» **MATERIAL PROVIDED**:
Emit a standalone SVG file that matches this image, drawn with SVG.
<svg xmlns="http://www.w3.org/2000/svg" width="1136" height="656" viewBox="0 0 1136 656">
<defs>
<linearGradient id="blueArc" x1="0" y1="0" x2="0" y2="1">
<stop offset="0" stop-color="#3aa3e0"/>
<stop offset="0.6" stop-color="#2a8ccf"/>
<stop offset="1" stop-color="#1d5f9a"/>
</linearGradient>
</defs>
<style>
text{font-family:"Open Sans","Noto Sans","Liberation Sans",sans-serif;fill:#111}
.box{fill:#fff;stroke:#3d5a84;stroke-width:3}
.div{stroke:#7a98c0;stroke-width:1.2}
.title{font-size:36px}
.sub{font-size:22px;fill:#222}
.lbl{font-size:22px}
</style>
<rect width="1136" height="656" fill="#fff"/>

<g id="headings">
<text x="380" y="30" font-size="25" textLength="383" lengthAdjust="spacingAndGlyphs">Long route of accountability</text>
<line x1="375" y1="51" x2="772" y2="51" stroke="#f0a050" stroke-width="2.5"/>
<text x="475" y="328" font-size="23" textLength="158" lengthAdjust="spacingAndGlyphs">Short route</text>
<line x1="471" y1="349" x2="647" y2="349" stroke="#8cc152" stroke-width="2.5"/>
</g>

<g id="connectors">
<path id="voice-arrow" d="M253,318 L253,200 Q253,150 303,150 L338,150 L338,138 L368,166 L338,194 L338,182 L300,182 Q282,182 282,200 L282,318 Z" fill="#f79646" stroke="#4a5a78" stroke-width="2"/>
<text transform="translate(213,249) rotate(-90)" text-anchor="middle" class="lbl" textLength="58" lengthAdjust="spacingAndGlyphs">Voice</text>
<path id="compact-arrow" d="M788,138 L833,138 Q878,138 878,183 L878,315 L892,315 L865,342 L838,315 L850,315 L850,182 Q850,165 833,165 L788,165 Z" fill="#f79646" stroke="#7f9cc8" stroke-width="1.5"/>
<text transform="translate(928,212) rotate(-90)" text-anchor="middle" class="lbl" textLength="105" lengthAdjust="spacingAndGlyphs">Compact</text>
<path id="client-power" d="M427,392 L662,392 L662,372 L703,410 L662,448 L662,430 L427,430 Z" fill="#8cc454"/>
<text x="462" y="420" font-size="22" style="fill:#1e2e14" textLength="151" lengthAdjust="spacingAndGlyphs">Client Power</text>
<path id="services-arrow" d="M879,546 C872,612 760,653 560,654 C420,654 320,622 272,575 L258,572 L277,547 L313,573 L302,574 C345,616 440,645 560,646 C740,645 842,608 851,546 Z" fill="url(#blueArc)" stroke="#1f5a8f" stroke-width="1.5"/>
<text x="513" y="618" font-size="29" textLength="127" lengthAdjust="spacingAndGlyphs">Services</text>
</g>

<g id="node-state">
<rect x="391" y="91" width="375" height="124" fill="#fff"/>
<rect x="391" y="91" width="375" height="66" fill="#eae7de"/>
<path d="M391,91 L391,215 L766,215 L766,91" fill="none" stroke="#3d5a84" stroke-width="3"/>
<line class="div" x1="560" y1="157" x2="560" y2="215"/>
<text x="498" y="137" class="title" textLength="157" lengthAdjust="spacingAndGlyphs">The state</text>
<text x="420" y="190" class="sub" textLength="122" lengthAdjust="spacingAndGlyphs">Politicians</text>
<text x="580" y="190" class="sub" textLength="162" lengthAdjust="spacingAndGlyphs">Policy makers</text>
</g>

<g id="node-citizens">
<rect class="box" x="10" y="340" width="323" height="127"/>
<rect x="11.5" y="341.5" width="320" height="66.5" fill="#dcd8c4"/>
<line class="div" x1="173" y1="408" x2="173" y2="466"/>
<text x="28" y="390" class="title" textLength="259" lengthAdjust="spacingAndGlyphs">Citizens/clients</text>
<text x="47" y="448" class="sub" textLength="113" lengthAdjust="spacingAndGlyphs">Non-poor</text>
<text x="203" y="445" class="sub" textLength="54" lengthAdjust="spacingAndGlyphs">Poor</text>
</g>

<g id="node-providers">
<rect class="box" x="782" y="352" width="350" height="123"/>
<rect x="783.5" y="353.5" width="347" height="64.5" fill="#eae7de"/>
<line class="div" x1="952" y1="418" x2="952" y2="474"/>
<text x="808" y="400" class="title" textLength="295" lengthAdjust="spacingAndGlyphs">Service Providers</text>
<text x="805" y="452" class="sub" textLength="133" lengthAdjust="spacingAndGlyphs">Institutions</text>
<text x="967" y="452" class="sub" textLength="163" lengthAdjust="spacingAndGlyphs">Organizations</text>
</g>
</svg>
* * *
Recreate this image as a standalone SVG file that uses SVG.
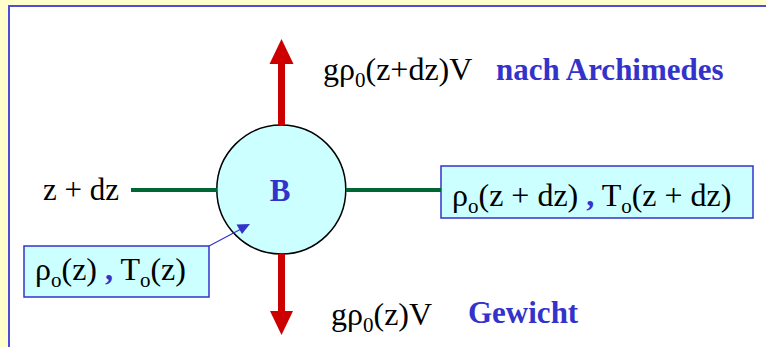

» **PROBLEM TO WORK ON**:
Write out every line from the entries where "this" appears.

» **THE RESULT**:
Emit a standalone SVG file that matches this image, drawn with SVG.
Recreate this image as a standalone SVG file that uses SVG.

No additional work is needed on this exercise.